Illustrated Companion to the Latin Dictionary/Struppus

This article incorporates text from a publication now in the public domain: Rich, Anthony (1849). The illustrated companion to the Latin dictionary, and Greek lexicon. p. vi. OCLC 894670115. https://archive.org/details/illustratedcompa00rich. 

STRUPPUS (τροπός, τροπωτήρ). A twisted thong of leather, or cord, by which the oar is fastened to its thowl (scalmus). (Vitruv. x. 3. 6. Liv. ap. Isidor. Orig. xix. 4. 9.) The contrivance is explained by the annexed wood-cut (Struppus/1.1), which exhibits the manner of fastening the oars in the Mediterranean galleys of the 16h century.

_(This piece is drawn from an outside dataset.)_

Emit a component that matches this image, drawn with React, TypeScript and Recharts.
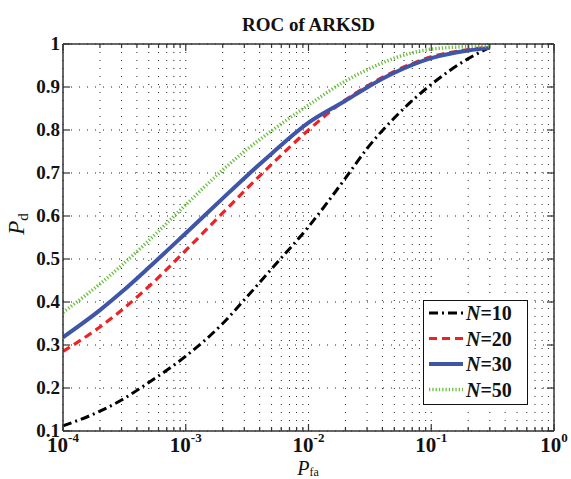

2. The thong of a palanquin (lectica), (Gracchus, ap. Gell. x. 3. 2.); by which the conveyance was attached to its carrying-pole (asser), as an oar is to its thowl. it was fastened down (deligatus) to the shafts (amites), like the back-band of a cart, and the carrying-pole passed through it; which raised and supported the carriage by resting on the shoulders of the bearers, in the manner represented by the annexed engraving (Struppus/2.1), which exhibits the mode of transporting a palanquin in China. Although the illustration is not from a genuine Greek or Roman model, little doubt will be felt that the contrivance employed by those nations was the same, if reference be made to the wood-cut s. PHALANGARII, which exhibits the same object applied in a very similar manner to the transport of a butt of wine.